Retype, word for word, the lines from the first line of the entries through the line that holds "Serif, Noto Sans"; leave out the pictures.

Rows from a dataset of charts and code

- - - - -

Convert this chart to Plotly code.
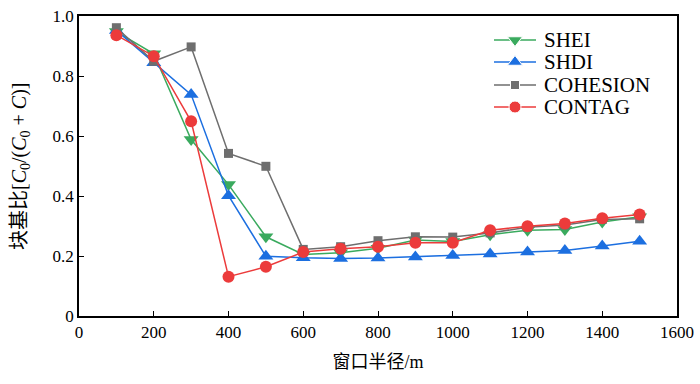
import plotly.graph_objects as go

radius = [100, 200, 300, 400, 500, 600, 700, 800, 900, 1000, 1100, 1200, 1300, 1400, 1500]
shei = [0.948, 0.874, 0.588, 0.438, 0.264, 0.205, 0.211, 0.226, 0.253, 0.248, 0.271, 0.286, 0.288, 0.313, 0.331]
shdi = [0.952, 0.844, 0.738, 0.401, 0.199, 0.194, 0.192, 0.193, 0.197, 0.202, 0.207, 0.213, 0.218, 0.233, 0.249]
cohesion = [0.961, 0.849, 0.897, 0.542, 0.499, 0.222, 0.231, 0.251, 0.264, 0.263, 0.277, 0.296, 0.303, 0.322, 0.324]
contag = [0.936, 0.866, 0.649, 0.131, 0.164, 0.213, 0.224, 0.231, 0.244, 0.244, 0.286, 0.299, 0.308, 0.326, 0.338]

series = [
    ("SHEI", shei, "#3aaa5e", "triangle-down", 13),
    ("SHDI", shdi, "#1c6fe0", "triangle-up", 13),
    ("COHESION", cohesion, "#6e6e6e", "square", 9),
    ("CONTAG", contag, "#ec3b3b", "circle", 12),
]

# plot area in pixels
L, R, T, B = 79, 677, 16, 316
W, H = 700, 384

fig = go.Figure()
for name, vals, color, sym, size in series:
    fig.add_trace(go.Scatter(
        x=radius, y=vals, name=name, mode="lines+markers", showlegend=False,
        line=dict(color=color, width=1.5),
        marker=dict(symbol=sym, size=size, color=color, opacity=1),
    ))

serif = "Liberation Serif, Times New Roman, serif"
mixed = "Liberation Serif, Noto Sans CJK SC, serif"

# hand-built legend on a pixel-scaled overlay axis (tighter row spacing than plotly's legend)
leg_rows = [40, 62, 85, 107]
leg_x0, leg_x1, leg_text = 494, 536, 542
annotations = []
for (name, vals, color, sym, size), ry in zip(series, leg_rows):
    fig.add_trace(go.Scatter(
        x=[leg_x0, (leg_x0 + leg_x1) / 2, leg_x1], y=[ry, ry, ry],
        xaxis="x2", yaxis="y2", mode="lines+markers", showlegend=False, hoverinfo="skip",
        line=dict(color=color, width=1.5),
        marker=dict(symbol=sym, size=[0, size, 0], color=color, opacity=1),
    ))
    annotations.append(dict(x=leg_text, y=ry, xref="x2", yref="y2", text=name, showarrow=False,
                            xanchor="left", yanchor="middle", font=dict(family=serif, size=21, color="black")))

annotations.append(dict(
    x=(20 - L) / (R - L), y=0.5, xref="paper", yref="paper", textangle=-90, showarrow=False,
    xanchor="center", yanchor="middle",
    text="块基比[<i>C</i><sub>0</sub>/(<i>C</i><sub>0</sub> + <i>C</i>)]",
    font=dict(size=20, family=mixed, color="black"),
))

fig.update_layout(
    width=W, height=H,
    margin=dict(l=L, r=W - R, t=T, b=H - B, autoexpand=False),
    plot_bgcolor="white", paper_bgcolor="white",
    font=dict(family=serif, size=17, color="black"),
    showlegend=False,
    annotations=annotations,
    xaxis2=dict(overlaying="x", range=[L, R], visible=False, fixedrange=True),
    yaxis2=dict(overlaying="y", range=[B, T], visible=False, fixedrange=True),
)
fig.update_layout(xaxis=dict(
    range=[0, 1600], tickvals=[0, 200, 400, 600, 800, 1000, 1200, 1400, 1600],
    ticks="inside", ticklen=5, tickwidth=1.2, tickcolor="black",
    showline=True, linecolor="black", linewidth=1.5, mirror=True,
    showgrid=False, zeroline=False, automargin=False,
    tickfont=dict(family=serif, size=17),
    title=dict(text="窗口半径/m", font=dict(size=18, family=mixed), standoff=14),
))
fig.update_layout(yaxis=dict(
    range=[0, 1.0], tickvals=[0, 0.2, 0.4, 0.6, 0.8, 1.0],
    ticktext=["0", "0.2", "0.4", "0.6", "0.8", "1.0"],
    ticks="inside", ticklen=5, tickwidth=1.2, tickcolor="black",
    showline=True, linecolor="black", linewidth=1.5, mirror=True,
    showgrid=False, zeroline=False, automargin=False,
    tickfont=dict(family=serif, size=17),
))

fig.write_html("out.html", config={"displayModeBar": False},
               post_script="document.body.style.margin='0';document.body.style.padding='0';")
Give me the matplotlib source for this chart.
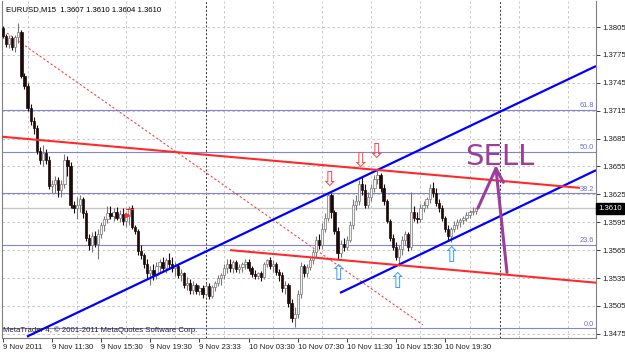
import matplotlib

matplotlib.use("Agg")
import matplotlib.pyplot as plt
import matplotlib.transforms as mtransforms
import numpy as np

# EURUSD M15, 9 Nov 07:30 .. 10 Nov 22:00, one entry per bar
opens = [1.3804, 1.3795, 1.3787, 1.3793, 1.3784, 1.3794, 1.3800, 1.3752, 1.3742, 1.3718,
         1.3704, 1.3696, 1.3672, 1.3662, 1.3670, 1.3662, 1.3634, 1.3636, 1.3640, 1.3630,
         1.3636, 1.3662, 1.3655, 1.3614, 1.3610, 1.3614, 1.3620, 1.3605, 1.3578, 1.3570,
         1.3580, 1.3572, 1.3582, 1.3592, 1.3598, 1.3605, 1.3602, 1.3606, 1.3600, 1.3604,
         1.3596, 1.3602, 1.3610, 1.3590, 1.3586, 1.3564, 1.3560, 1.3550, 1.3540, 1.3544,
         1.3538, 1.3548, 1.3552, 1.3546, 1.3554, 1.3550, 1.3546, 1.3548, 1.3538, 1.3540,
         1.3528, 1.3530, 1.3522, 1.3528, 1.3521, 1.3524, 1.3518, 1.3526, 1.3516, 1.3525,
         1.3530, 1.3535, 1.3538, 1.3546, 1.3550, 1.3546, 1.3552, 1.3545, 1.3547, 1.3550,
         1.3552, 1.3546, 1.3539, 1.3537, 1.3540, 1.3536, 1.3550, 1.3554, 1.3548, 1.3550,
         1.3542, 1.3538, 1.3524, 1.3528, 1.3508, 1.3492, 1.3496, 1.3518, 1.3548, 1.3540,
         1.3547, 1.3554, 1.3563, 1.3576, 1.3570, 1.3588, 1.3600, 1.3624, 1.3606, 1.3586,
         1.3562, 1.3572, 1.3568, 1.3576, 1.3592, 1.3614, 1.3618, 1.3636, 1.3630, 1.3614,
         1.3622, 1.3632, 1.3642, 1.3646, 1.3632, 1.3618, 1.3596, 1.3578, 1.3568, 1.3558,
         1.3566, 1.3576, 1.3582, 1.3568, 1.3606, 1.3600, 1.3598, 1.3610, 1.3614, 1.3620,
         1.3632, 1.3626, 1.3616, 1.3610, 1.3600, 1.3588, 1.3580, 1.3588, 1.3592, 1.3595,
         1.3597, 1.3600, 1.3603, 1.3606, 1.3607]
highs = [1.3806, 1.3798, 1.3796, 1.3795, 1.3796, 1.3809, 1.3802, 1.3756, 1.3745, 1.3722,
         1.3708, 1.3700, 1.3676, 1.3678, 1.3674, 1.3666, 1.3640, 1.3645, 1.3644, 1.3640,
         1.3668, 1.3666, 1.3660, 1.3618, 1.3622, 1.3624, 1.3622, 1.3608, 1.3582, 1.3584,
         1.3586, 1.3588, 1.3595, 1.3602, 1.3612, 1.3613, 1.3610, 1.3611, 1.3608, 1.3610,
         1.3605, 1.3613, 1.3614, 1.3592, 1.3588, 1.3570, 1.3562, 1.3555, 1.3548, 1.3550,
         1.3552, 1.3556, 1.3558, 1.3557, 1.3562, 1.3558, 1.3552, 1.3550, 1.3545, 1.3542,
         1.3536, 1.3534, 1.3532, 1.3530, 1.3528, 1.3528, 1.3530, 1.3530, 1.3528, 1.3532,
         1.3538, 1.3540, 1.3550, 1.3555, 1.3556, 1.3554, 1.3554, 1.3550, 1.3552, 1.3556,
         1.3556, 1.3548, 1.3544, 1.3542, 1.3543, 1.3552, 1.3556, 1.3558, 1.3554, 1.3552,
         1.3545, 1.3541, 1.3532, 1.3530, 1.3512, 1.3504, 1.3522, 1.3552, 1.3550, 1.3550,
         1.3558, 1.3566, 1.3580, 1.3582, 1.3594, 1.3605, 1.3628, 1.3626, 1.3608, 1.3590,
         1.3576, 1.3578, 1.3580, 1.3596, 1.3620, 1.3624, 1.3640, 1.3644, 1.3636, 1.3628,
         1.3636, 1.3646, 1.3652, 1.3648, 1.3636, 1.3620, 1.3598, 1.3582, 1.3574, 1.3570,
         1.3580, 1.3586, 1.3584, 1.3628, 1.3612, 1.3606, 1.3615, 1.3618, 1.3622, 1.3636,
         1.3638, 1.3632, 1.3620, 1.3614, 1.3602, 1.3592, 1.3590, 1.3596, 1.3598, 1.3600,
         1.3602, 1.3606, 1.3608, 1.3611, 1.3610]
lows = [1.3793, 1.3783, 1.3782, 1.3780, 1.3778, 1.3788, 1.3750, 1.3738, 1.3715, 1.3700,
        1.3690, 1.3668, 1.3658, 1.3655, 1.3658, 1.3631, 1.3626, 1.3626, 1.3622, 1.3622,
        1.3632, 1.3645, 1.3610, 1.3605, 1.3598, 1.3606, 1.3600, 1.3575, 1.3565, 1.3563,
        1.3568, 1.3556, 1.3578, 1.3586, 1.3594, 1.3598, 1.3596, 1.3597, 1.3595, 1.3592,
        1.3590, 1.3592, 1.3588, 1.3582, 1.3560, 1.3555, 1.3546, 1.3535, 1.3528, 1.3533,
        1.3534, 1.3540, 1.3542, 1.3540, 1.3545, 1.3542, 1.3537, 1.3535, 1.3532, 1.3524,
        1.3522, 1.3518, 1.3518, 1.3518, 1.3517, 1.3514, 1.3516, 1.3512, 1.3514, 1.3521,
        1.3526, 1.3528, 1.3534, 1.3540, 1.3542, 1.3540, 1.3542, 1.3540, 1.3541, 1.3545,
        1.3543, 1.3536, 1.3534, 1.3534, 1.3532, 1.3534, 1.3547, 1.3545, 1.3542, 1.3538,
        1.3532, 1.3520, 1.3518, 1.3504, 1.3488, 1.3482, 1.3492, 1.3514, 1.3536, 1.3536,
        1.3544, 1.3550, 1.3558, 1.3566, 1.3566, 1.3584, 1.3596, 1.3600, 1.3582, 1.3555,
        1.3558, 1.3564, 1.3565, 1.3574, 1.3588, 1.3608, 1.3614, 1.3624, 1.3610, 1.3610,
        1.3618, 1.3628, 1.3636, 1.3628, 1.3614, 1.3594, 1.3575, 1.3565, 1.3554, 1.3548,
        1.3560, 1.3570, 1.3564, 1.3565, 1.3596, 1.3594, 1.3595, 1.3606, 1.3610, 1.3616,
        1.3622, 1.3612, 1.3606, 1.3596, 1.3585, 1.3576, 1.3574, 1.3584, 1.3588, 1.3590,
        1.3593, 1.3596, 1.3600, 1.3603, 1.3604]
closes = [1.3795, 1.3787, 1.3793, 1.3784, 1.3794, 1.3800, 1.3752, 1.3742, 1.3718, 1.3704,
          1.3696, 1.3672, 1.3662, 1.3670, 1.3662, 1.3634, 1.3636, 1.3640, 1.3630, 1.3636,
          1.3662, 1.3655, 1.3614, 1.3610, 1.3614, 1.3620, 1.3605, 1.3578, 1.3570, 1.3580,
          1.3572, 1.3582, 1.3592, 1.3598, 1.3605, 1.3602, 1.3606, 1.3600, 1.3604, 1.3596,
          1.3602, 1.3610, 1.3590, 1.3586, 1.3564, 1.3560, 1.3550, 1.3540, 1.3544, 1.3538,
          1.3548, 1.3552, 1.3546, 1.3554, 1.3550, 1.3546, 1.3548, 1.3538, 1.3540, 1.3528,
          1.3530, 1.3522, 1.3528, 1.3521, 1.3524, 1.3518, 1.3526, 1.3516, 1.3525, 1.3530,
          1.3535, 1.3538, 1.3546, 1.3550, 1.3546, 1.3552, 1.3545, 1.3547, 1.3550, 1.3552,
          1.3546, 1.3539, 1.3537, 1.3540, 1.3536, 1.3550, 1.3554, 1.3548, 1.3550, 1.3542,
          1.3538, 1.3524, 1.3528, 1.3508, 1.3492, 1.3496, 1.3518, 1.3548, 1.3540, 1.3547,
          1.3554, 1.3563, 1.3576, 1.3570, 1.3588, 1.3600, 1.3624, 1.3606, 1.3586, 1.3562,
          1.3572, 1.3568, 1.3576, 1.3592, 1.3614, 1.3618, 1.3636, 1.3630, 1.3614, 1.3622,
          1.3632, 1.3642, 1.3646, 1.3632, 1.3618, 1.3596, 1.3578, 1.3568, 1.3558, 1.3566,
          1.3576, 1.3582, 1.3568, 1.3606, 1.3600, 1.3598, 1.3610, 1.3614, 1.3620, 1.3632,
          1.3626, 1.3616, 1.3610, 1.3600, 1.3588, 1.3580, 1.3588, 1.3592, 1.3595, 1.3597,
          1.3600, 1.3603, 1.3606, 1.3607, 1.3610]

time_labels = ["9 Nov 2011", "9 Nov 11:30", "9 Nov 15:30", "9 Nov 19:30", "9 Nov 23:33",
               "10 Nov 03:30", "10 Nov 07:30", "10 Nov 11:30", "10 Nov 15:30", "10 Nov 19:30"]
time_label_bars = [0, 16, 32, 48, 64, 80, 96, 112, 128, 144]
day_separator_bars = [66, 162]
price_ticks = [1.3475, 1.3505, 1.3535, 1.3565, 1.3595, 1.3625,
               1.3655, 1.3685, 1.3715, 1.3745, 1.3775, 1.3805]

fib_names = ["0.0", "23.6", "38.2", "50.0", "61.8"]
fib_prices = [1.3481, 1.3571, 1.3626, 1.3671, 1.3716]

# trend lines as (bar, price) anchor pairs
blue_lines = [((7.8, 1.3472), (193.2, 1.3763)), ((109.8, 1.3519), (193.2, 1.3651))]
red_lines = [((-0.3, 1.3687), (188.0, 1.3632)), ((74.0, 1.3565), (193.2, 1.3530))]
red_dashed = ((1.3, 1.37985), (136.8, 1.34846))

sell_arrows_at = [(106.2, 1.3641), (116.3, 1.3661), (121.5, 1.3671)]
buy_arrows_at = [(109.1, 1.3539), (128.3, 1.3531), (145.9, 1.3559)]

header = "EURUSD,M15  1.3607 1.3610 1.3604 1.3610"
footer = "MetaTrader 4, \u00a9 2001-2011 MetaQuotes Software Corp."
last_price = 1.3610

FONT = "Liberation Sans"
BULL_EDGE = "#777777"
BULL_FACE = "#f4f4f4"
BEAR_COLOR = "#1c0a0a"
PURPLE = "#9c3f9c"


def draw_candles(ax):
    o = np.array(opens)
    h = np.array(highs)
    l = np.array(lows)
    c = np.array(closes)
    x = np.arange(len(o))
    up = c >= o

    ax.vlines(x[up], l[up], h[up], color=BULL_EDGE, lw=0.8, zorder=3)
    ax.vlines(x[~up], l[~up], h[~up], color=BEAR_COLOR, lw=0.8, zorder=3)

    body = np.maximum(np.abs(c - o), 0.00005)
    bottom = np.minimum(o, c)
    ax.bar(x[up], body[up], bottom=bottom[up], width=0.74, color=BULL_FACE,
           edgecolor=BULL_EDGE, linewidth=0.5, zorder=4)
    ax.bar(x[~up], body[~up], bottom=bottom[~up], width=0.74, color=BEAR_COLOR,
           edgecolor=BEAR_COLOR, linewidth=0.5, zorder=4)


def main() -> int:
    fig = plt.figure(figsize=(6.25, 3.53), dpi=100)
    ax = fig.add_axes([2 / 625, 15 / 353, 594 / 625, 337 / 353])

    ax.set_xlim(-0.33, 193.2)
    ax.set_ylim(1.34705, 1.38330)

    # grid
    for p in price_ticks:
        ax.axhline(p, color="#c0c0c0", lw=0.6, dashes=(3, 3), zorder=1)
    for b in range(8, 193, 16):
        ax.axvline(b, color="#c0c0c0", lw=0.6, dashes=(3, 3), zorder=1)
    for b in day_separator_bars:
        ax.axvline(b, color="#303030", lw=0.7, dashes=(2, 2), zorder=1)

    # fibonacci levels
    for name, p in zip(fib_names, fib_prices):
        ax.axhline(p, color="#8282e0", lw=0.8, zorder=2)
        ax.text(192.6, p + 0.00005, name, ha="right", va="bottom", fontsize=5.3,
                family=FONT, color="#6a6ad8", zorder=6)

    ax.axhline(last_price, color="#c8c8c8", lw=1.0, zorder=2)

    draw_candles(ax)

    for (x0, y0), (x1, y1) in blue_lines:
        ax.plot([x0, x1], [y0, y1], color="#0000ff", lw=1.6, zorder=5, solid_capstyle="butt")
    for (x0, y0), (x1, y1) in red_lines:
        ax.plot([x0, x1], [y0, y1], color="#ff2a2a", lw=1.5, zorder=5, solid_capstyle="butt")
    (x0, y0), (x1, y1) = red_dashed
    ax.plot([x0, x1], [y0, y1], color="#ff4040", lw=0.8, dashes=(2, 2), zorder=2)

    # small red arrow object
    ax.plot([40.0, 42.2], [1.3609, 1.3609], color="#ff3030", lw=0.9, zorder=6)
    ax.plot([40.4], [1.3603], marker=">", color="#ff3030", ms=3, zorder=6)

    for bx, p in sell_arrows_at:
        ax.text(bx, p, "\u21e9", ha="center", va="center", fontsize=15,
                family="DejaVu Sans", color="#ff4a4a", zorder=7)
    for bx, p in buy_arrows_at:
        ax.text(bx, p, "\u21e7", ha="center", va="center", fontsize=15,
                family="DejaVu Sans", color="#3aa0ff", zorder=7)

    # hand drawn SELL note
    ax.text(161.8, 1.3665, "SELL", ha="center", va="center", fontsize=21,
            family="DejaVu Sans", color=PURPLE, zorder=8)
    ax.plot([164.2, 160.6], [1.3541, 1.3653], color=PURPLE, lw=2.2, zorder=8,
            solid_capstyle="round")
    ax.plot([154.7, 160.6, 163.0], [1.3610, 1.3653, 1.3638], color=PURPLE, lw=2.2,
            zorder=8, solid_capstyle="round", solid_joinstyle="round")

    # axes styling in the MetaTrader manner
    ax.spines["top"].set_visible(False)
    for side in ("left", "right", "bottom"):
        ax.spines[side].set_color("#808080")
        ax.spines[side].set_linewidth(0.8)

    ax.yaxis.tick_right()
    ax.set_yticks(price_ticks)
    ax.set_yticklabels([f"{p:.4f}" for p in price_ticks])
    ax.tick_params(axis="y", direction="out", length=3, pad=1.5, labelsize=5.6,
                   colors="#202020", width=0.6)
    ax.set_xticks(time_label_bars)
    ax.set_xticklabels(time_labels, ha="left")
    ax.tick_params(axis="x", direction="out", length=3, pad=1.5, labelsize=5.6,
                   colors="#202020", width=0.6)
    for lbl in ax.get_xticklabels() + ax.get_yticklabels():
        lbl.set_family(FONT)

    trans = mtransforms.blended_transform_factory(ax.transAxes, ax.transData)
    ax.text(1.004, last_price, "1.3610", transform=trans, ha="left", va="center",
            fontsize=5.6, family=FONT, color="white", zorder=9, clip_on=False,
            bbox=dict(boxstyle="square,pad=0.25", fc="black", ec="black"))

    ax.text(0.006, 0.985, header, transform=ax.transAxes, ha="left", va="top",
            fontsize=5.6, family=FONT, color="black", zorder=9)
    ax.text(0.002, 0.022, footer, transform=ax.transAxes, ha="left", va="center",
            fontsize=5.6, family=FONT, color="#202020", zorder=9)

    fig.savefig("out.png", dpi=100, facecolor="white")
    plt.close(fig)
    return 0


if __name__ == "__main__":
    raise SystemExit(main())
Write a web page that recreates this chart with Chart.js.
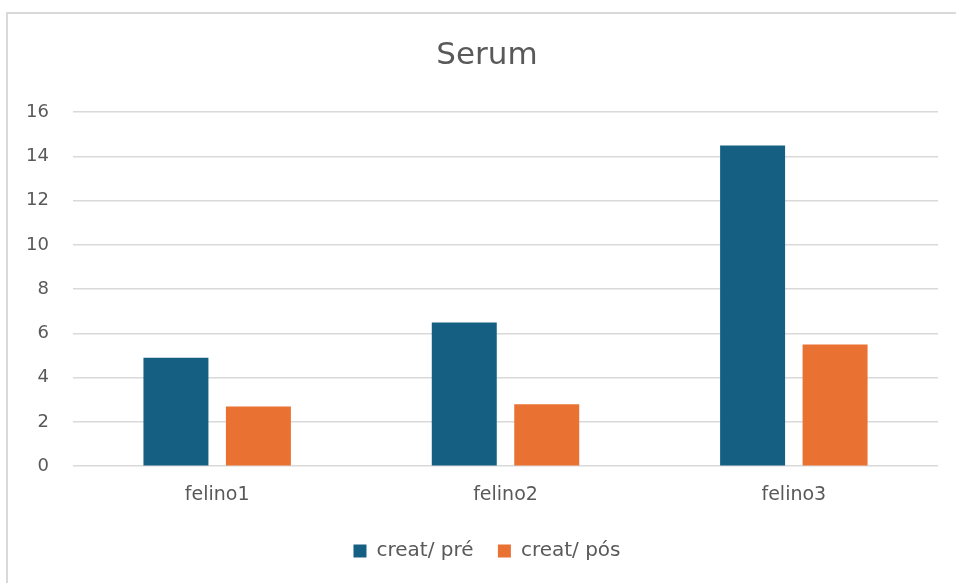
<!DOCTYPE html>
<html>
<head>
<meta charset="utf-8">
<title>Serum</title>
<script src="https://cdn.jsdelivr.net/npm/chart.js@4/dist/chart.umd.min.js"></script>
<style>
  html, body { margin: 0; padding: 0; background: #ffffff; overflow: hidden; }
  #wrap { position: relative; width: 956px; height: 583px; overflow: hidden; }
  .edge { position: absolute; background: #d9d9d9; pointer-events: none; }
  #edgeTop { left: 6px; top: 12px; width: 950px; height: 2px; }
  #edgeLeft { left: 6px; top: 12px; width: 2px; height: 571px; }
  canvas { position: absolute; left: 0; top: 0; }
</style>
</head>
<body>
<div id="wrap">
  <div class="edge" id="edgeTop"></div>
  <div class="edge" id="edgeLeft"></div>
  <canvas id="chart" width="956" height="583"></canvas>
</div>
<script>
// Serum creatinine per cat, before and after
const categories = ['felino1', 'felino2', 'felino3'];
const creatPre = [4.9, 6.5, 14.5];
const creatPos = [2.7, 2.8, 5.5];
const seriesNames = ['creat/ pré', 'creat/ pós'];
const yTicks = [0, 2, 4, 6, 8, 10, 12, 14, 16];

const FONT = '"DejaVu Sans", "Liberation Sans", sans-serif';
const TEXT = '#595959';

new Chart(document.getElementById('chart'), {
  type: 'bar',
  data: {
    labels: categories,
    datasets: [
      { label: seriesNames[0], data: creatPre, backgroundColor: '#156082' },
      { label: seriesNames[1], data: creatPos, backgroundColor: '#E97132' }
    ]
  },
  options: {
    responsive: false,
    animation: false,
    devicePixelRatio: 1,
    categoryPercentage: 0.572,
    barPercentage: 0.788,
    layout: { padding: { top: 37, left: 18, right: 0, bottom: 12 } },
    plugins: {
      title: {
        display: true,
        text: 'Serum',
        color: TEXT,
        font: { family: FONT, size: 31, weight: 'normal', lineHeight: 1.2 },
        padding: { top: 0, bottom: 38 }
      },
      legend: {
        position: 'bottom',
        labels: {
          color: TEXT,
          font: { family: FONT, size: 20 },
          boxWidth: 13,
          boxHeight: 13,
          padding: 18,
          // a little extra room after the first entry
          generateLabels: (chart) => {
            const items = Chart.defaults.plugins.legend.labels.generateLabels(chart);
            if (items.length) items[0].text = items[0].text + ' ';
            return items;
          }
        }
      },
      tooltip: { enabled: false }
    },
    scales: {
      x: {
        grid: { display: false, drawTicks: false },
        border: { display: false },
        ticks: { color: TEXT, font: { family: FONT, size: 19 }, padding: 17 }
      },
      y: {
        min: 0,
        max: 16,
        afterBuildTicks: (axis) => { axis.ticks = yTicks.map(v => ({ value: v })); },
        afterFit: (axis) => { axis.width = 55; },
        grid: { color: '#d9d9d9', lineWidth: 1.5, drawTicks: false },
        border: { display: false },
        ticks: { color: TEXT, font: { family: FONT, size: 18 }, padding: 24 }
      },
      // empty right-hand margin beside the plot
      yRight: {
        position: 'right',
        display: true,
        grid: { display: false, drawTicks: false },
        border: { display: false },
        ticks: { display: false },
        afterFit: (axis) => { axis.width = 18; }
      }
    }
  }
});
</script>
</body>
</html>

- - - - -

» RESULT FOR THIS EXERCISE:
Convert this chart to Plotly code.
import plotly.graph_objects as go

radius = [100, 200, 300, 400, 500, 600, 700, 800, 900, 1000, 1100, 1200, 1300, 1400, 1500]
shei = [0.948, 0.874, 0.588, 0.438, 0.264, 0.205, 0.211, 0.226, 0.253, 0.248, 0.271, 0.286, 0.288, 0.313, 0.331]
shdi = [0.952, 0.844, 0.738, 0.401, 0.199, 0.194, 0.192, 0.193, 0.197, 0.202, 0.207, 0.213, 0.218, 0.233, 0.249]
cohesion = [0.961, 0.849, 0.897, 0.542, 0.499, 0.222, 0.231, 0.251, 0.264, 0.263, 0.277, 0.296, 0.303, 0.322, 0.324]
contag = [0.936, 0.866, 0.649, 0.131, 0.164, 0.213, 0.224, 0.231, 0.244, 0.244, 0.286, 0.299, 0.308, 0.326, 0.338]

series = [
    ("SHEI", shei, "#3aaa5e", "triangle-down", 13),
    ("SHDI", shdi, "#1c6fe0", "triangle-up", 13),
    ("COHESION", cohesion, "#6e6e6e", "square", 9),
    ("CONTAG", contag, "#ec3b3b", "circle", 12),
]

# plot area in pixels
L, R, T, B = 79, 677, 16, 316
W, H = 700, 384

fig = go.Figure()
for name, vals, color, sym, size in series:
    fig.add_trace(go.Scatter(
        x=radius, y=vals, name=name, mode="lines+markers", showlegend=False,
        line=dict(color=color, width=1.5),
        marker=dict(symbol=sym, size=size, color=color, opacity=1),
    ))

serif = "Liberation Serif, Times New Roman, serif"
mixed = "Liberation Serif, Noto Sans CJK SC, serif"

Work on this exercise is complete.